If you have a DOP, you should work on the shot list together, talking through each shot and making changes if and when required. If you are the DOP, I suggest you step away from your shot list for a little bit, so you can view it against your stripboard and storyboard with fresh eyes.
Once you’re happy with the shot list and it’s signed off, you can move on to the daily schedules.
Daily schedules are a breakdown of everything you are doing each day: all the locations addresses; cast list; crew list; call times; important contact information for health and safety, such as hospitals; sunrise and sunset times (and in our case tide times); and what you’re actually shooting each day.
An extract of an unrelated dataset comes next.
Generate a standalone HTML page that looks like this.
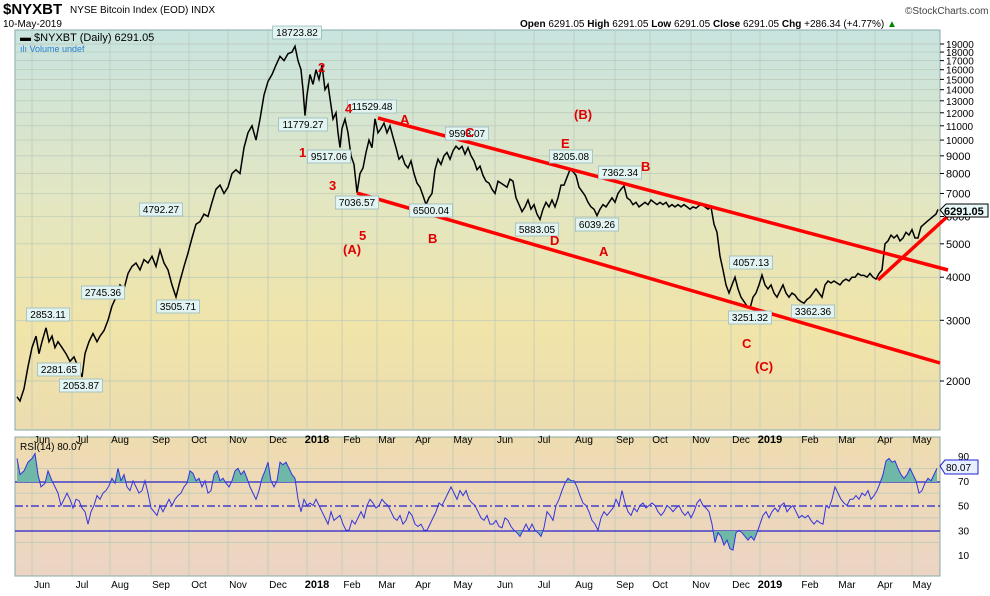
<!DOCTYPE html>
<html><head><meta charset="utf-8"><style>
body{margin:0;background:#fff;font-family:"Liberation Sans",sans-serif}
svg text{font-family:"Liberation Sans",sans-serif}
</style></head><body>
<svg id="s" width="990" height="591" xmlns="http://www.w3.org/2000/svg">
<defs>
<linearGradient id="g1" x1="0" y1="0" x2="0" y2="1">
<stop offset="0" stop-color="#c8e4e0"/><stop offset="0.45" stop-color="#e4e6c0"/><stop offset="0.75" stop-color="#f0e4a8"/><stop offset="1" stop-color="#ecdcb0"/></linearGradient>
<linearGradient id="g2" x1="0" y1="0" x2="0" y2="1">
<stop offset="0" stop-color="#eedcb0"/><stop offset="1" stop-color="#ecd4c4"/></linearGradient>
<clipPath id="ca"><rect x="15" y="430" width="925" height="52"/></clipPath>
<clipPath id="cb"><rect x="15" y="531" width="925" height="50"/></clipPath>
</defs>
<text x="3" y="14" font-size="15" font-weight="bold">$NYXBT</text>
<text x="70" y="13" font-size="10">NYSE Bitcoin Index (EOD)  INDX</text>
<text x="905" y="14" font-size="10" fill="#444">©StockCharts.com</text>
<text x="3" y="27" font-size="10">10-May-2019</text>
<text x="520" y="27" font-size="10"><tspan font-weight="bold">Open</tspan> 6291.05 <tspan font-weight="bold">High</tspan> 6291.05 <tspan font-weight="bold">Low</tspan> 6291.05 <tspan font-weight="bold">Close</tspan> 6291.05 <tspan font-weight="bold">Chg</tspan> +286.34 (+4.77%) <tspan fill="#080">▲</tspan></text>
<rect x="15" y="30" width="925" height="400" fill="url(#g1)" stroke="#8aa" stroke-width="1"/>
<rect x="15" y="437" width="925" height="139" fill="url(#g2)" stroke="#8aa" stroke-width="1"/>
<g id="grid" stroke="#b8c8b8" stroke-width="0.7"></g>
<g id="ax" font-size="10" fill="#000"></g>
<text x="20" y="41" font-size="11" font-family="Liberation Mono">▬ $NYXBT (Daily) 6291.05</text>
<text x="20" y="52" font-size="9" fill="#2a7fd4">ılı Volume undef</text>
<text x="20" y="450" font-size="10">RSI(14) 80.07</text>
<line x1="15" y1="482" x2="940" y2="482" stroke="#2222cc" stroke-width="1.2"/>
<line x1="15" y1="531" x2="940" y2="531" stroke="#2222cc" stroke-width="1.2"/>
<line x1="15" y1="506" x2="940" y2="506" stroke="#2222cc" stroke-width="1.2" stroke-dasharray="8,3,2,3"/>
<g id="rsi"></g>
<path id="price" fill="none" stroke="#000" stroke-width="1.5"/>
<g stroke="#f00" stroke-width="3.5">
<line x1="378" y1="118" x2="948" y2="270"/>
<line x1="357" y1="193" x2="940" y2="363"/>
<line x1="878" y1="280" x2="949" y2="215"/>
</g>
<g id="lbl" font-size="10"></g>
<g fill="#e00000" font-size="13" font-weight="bold">
<text x="318" y="72">2</text><text x="299" y="157">1</text><text x="329" y="190">3</text><text x="345" y="113">4</text><text x="359" y="240">5</text><text x="343" y="254">(A)</text>
<text x="400" y="124">A</text><text x="428" y="243">B</text><text x="465" y="137">C</text><text x="550" y="245">D</text><text x="561" y="148">E</text><text x="574" y="119">(B)</text><text x="641" y="171">B</text><text x="599" y="256">A</text><text x="742" y="348">C</text><text x="755" y="371">(C)</text>
</g>
<g>
<path d="M940 210 l6 -6 h42 v13 h-42 z" fill="#e8f8f8" stroke="#000"/>
<text x="944" y="215" font-size="11" font-weight="bold">6291.05</text>
<path d="M940 466 l5 -6 h33 v14 h-33 z" fill="#e8f0ff" stroke="#22c"/>
<text x="946" y="471" font-size="10">80.07</text>
</g>
</svg>
<script>
const NS="http://www.w3.org/2000/svg";
function el(t,a,p,txt){const e=document.createElementNS(NS,t);for(const k in a)e.setAttribute(k,a[k]);if(txt!==undefined)e.textContent=txt;document.getElementById(p).appendChild(e);return e;}
const py=v=>381-149.7*Math.log(v/2000);
const ry=v=>456+(90-v)*1.2375;
const months=[["Jun",42],["Jul",82],["Aug",120],["Sep",161],["Oct",199],["Nov",238],["Dec",278],["2018",317],["Feb",352],["Mar",387],["Apr",423],["May",463],["Jun",505],["Jul",544],["Aug",584],["Sep",625],["Oct",660],["Nov",701],["Dec",741],["2019",770],["Feb",810],["Mar",847],["Apr",885],["May",922]];
months.forEach(([m,x])=>{const gx=x-10;
el("line",{x1:gx,y1:30,x2:gx,y2:430},"grid");el("line",{x1:gx,y1:437,x2:gx,y2:576},"grid");
const b=(m=="2018"||m=="2019")?{"font-weight":"bold","font-size":"11"}:{};
el("text",Object.assign({x:x,y:443,"text-anchor":"middle"},b),"ax",m);
el("text",Object.assign({x:x,y:588,"text-anchor":"middle"},b),"ax",m);});
[2000,3000,4000,5000,6000,7000,8000,9000,10000,11000,12000,13000,14000,15000,16000,17000,18000,19000].forEach(v=>{const y=py(v);
el("line",{x1:15,y1:y,x2:940,y2:y},"grid");el("line",{x1:940,y1:y,x2:944,y2:y,stroke:"#000"},"ax");
el("text",{x:946,y:y+4,"font-size":v>=10000?"10":"11"},"ax",v);});
[10,30,50,70,90].forEach(v=>{el("text",{x:958,y:ry(v)+4},"ax",v);});
[20,40,60,80].forEach(v=>{el("line",{x1:15,y1:ry(v),x2:940,y2:ry(v)},"grid");});
const P=[17,1800,20,1750,24,1900,28,2200,32,2500,36,2700,39,2400,42,2600,46,2853,49,2600,52,2700,55,2500,58,2600,62,2500,66,2400,70,2281,74,2350,78,2200,82,2054,85,2400,89,2600,93,2745,97,2600,100,2700,104,2800,108,3000,112,3300,116,3500,120,3800,124,3700,128,4100,132,4300,136,4400,140,4200,144,4500,148,4400,152,4600,156,4300,160,4792,164,4400,168,4200,172,3800,176,3505,180,3900,184,4300,188,4700,192,5200,196,5700,200,5800,204,6100,208,6000,212,6600,216,7200,220,7400,224,7000,228,7300,232,8000,236,8200,240,8000,244,9500,248,10500,252,11000,256,10000,260,11500,264,13500,268,14800,272,15500,276,16500,280,17500,284,17000,288,17800,292,18000,295,18723,298,17000,301,16000,303,14000,305,11779,307,13500,310,15500,313,14500,316,16000,319,15000,322,16500,325,14000,328,14500,330,13200,333,11500,336,12000,338,10500,340,9517,342,10800,345,11500,348,10500,351,9000,354,8500,357,7036,360,8000,363,8300,366,9200,369,10000,372,9500,375,11529,378,10500,381,10800,384,11200,387,10500,390,11000,393,10200,396,9500,399,8800,402,9000,405,8500,408,8300,411,8700,414,8000,417,7500,420,7300,423,6900,426,6500,429,6800,432,7000,435,8200,438,8800,441,8500,444,9000,447,9200,450,8800,453,9300,456,9600,459,9400,462,9593,465,9100,468,9500,471,9000,474,8700,477,8200,480,8400,483,7900,486,7600,489,7500,492,7200,495,7000,498,7600,501,7500,504,7400,507,7300,510,7700,513,7600,516,6800,519,6500,522,6200,525,6400,528,6700,531,6300,534,6500,537,6100,540,5883,543,6300,546,6600,549,6400,552,6700,555,6400,558,6800,561,7400,564,7400,567,7800,570,8205,573,8100,576,7900,579,7300,582,7100,585,6900,588,6600,591,6400,594,6300,597,6039,600,6300,603,6500,606,6400,609,6600,612,6800,615,6600,618,7000,621,7200,624,7362,627,6800,630,6700,633,6500,636,6600,639,6400,642,6500,645,6600,648,6500,651,6700,654,6600,657,6500,660,6600,663,6500,666,6600,669,6400,672,6500,675,6400,678,6500,681,6400,684,6500,687,6400,690,6300,693,6400,696,6350,699,6450,702,6500,705,6400,708,6300,711,6400,714,5700,717,5400,720,4600,723,4200,726,3800,729,3600,732,3800,735,4000,738,3700,741,3500,744,3400,747,3300,750,3251,753,3500,756,3600,759,3800,762,4057,765,3800,768,3700,771,3800,774,3600,777,3500,780,3650,783,3800,786,3600,789,3500,792,3600,795,3550,798,3450,801,3400,804,3362,807,3450,810,3500,813,3600,816,3700,819,3600,822,3500,825,3800,828,3900,831,3850,834,3900,837,3850,840,3800,843,3900,846,3950,849,3900,852,4000,855,4000,858,4100,861,4050,864,4050,867,4000,870,4100,873,4000,876,3950,879,4100,882,4200,885,5000,888,5100,891,5300,894,5200,897,5300,900,5100,903,5200,906,5400,909,5300,912,5500,915,5200,918,5200,921,5600,924,5700,927,5800,930,5900,933,6000,936,6100,938,6291];
let d="";for(let i=0;i<P.length;i+=2)d+=(i?"L":"M")+P[i]+" "+py(P[i+1]).toFixed(1);
document.getElementById("price").setAttribute("d",d);
const R=[17,88,20,75,24,78,28,85,32,88,35,92,38,75,41,65,45,68,48,78,52,70,55,65,58,60,61,50,64,55,67,60,70,55,73,48,76,55,79,54,82,48,85,45,88,35,91,45,94,50,97,58,100,55,103,60,106,62,109,66,112,72,115,68,118,80,121,70,124,75,127,65,130,62,133,70,136,65,139,60,142,62,145,70,148,60,151,48,154,45,157,42,160,50,163,45,166,50,169,55,172,50,175,55,178,58,181,60,184,65,187,68,190,78,193,76,196,70,199,72,202,65,205,70,208,60,211,62,214,75,217,78,220,70,223,72,226,68,229,65,232,70,235,78,238,80,241,75,244,78,247,72,250,65,253,60,256,55,259,62,262,72,265,78,268,85,271,70,274,65,277,70,280,85,283,83,286,85,289,80,292,75,295,72,298,55,301,45,304,55,307,50,310,52,313,50,316,55,319,50,322,45,325,40,328,35,331,45,334,38,337,40,340,42,343,35,346,30,349,30,352,38,355,35,358,40,361,45,364,40,367,50,370,55,373,52,376,48,379,50,382,55,385,52,388,50,391,45,394,40,397,38,400,42,403,35,406,38,409,45,412,42,415,35,418,33,421,35,424,30,427,30,430,35,433,40,436,45,439,52,442,50,445,55,448,60,451,65,454,60,457,55,460,62,463,58,466,62,469,55,472,52,475,50,478,45,481,40,484,38,487,42,490,35,493,35,496,38,499,33,502,32,505,40,508,38,511,33,514,30,517,28,520,25,523,30,526,35,529,30,532,35,535,30,538,28,541,25,544,32,547,45,550,42,553,38,556,50,559,55,562,62,565,68,568,72,571,70,574,70,577,65,580,58,583,52,586,50,589,45,592,38,595,35,598,30,601,40,604,45,607,42,610,45,613,48,616,55,619,50,622,62,625,52,628,45,631,42,634,48,637,45,640,50,643,52,646,48,649,50,652,52,655,50,658,45,661,42,664,45,667,50,670,48,673,45,676,48,679,50,682,45,685,42,688,45,691,40,694,45,697,52,700,55,703,50,706,48,709,45,712,35,715,20,718,28,721,25,724,18,727,22,730,15,733,14,736,28,739,30,742,28,745,25,748,22,751,25,754,22,757,28,760,35,763,42,766,45,769,40,772,45,775,48,778,45,781,50,784,52,787,45,790,48,793,50,796,45,799,40,802,42,805,40,808,42,811,38,814,35,817,38,820,36,823,35,826,50,829,48,832,55,835,65,838,60,841,55,844,52,847,50,850,55,853,55,856,58,859,55,862,60,865,58,868,62,871,55,874,58,877,62,880,68,883,75,886,86,889,88,892,85,895,86,898,80,901,75,904,72,907,75,910,80,913,75,916,70,919,60,922,62,925,68,928,72,931,70,934,75,937,80];
let rd="";for(let i=0;i<R.length;i+=2)rd+=(i?"L":"M")+R[i]+" "+ry(R[i+1]).toFixed(1);
el("path",{d:rd+"L937 482L17 482Z",fill:"#6fb8a8","clip-path":"url(#ca)"},"rsi");
el("path",{d:rd+"L937 531L17 531Z",fill:"#6fb8a8","clip-path":"url(#cb)"},"rsi");
el("path",{d:rd,fill:"none",stroke:"#3333dd","stroke-width":"1"},"rsi");
const L=[["18723.82",297,36,1],["11779.27",303,128,0],["9517.06",329,160,0],["7036.57",357,206,0],["11529.48",372,110,1],["6500.04",431,214,0],["9593.07",467,137,1],["8205.08",571,160,1],["7362.34",620,176,1],["5883.05",537,233,0],["6039.26",597,228,0],["4057.13",751,266,1],["3251.32",750,321,0],["3362.36",813,315,0],["4792.27",161,213,1],["3505.71",178,310,0],["2853.11",48,318,1],["2281.65",59,373,0],["2053.87",81,389,0],["2745.36",103,296,1]];
L.forEach(([t,x,y])=>{const w=t.length*5.6+4;el("rect",{x:x-w/2,y:y-10,width:w,height:13,fill:"#e2f4f2",stroke:"#9bb","stroke-width":"0.8"},"lbl");el("text",{x:x,y:y,"text-anchor":"middle"},"lbl",t);});
</script>
</body></html>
To create this, you use the information from your stripboard and shot list, plus all the shareable details you have on the cast and crew. When you create the daily schedules, you should also add the sides for that day, so everything is in one place. Sides are the pages of the script you film each day in order of filming, so everyone has them to hand instead of going through the whole script.
To do this I did a PDF print of the pages I needed, so it saved exactly what I wanted in a separate document.
Now you have all your shooting schedules.
If and when changes occur I think you're allowed to have a silent tantrum and then you need to get on with replicating the changes on all documents: strip board, shot list and daily schedules. If you don’t, you’ll end up in a whole heap of confusion, not knowing which is the latest and truest version, and no one wants to be there.
All my years of scheduling and project managing at universities came in handy doing this. It’s so funny because I used to always think, when am I ever going to use these skills outside of this job? Just goes to show how wrong I was.